Regarding its financial performance, Waste Management reported revenues of $13.65 billion in 2012, a 2% increase from the previous year. Its profitability is very good as Waste Management's EBITDA stood at $3.3 billion, or an EBITDA margin of 24.7%. In July 2012, the company announced a reorganization of its operations, designed to streamline its operations and reduce its cost structure, which should lead to higher profitability over the coming years. According to analysts' estimates, its EBITDA margin should improve about 1% over the next tow years to 25.7% in 2015. Despite its good operating performance, Waste Management's net profit declined by 15% to 817 million, negatively impacted by asset impairments and restructuring costs, and its earnings fell to $1.76 per share. During the first nine months of 2013, its revenues increased by 2.6% to $10.5 billion. Its net income was $703 million, an increase of 18% from the same period of 2012.
Waste Management has a quite good dividend history, given that is has increased its dividend for ten consecutive years. Since 2007 it has returned close to $7 billion to shareholders through dividends and share buybacks. Its last dividend increase was from $1.42 to $1.46 on an annualized basis, or an 2.8% increase. At its current stock price, Waste Management has a dividend yield of about 3.3% which is among the highest in the waste industry in the U.S. Its dividend payout ratio taking into account its trailing twelve months earnings is 68%, which is relatively high but still acceptable due to the company's stable business and good profitability.

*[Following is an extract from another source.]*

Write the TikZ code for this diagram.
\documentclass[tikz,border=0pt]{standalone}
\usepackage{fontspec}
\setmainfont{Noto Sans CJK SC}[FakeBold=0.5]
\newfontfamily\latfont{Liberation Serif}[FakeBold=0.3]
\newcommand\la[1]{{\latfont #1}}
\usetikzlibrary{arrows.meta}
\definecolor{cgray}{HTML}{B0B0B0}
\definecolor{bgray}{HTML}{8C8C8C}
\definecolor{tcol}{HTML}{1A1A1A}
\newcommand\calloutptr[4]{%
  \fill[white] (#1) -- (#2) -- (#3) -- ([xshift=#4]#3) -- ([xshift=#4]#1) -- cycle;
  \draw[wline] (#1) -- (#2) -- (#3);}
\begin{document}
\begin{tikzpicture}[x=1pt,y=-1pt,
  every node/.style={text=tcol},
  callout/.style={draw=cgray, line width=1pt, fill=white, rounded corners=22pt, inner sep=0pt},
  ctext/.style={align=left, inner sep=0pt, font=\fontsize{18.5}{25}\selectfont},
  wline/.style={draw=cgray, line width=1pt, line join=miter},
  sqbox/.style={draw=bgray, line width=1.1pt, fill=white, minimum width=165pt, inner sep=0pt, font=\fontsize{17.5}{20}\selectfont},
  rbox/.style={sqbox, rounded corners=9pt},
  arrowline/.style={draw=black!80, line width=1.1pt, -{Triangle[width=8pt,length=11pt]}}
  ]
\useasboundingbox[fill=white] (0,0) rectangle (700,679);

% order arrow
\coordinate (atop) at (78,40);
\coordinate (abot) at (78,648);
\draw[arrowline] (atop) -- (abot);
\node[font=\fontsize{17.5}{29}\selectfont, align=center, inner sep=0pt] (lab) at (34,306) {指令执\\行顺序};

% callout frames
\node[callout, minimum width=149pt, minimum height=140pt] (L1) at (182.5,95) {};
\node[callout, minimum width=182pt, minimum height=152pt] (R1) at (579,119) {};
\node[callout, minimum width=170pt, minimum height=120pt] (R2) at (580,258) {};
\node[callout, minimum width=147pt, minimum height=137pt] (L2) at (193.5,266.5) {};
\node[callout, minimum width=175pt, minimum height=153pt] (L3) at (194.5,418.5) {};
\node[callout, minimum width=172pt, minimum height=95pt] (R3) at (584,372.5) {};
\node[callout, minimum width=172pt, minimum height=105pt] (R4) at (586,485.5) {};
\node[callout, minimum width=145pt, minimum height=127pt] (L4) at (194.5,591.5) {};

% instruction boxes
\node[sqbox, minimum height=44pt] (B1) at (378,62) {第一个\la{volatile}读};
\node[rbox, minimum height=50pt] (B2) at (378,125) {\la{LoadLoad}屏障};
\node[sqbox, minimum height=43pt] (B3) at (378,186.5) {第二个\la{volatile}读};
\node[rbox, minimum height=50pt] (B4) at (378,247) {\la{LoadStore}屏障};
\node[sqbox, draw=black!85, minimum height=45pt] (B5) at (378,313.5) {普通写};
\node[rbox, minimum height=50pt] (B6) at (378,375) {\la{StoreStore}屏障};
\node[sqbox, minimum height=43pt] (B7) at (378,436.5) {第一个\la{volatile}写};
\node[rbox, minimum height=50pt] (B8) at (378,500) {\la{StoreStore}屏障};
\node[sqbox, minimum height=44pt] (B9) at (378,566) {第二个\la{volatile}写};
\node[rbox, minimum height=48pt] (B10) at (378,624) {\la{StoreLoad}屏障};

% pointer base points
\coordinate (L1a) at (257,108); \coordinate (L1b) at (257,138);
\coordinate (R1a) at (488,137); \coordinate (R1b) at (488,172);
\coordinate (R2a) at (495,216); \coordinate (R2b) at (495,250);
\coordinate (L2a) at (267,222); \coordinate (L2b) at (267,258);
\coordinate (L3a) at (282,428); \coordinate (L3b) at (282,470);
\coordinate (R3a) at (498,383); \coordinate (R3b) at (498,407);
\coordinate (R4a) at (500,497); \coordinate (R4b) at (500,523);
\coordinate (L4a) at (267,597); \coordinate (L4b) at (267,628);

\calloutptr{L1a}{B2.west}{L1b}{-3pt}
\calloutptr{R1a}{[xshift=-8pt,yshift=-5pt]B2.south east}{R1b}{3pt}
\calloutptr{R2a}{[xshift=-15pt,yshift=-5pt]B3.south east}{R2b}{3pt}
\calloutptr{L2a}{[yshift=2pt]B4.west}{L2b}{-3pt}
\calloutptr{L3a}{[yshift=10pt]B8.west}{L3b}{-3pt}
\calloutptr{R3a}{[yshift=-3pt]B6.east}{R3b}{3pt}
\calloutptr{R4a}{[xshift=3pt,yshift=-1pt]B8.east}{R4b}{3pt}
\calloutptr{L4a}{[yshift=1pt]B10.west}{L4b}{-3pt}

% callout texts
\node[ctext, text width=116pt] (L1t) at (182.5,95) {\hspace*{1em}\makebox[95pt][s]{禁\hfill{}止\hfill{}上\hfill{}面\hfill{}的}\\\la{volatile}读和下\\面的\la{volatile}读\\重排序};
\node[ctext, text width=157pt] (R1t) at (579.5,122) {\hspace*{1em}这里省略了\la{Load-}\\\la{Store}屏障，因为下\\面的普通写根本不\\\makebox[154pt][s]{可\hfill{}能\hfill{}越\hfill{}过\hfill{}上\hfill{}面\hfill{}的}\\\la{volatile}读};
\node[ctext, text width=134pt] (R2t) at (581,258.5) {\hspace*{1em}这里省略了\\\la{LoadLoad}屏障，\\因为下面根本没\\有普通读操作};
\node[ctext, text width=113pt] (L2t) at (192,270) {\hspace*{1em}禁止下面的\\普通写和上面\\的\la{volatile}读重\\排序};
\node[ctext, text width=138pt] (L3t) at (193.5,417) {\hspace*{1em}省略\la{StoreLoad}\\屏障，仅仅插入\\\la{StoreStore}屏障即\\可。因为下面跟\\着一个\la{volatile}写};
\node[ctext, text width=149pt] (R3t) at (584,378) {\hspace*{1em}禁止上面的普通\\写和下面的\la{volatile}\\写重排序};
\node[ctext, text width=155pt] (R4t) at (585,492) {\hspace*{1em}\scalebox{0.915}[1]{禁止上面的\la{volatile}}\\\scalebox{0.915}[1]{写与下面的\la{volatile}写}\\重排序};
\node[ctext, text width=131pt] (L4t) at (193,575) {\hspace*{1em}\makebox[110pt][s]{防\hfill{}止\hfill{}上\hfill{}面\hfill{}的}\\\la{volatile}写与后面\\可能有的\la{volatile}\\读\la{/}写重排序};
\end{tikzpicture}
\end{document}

Its dividend is also supported by its cash flow generation capacity. In the past three years, its cash flow from operating activities was stable at around $2.3 billion which was more than enough to finance its capital expenditures and dividend outflows during this period. Despite Waste Management's sound cash flow generation capacity, its cash flow visibility over the long-term could be better due to regulatory uncertainty. Given that the major component of the company's business is the collection and disposal of solid waste in an environmentally sound manner, a significant amount of its capital expenditures [capex] is related to federal, state, or local provisions that regulate the placement of materials into the environment. This adds an element of uncertainty to the company's cash flows and reduces its financial flexibility in the long haul. However, over the past few years its capex has been relatively stable between 9% and 11% of its revenues and should remain in this range if regulation does not change significantly.
The waste management business is relatively stable given its long-term relationship with customers enabling these companies to pay predictable and growing dividends over the long-term. Waste Management is one of the best options in the U.S., being the largest environmental solutions provider in North America and offers the highest dividend yield within its industry. However, it is not exposed to long-term global trends that offer better growth prospects for its European peers Veolia and Suez Environnement, thus it is only an alternative to these two companies if investors prefer a safer income stream.
Disclosure: I have no positions in any stocks mentioned, and no plans to initiate any positions within the next 72 hours. I wrote this article myself, and it expresses my own opinions. I am not receiving compensation for it (other than from Seeking Alpha). I have no business relationship with any company whose stock is mentioned in this article.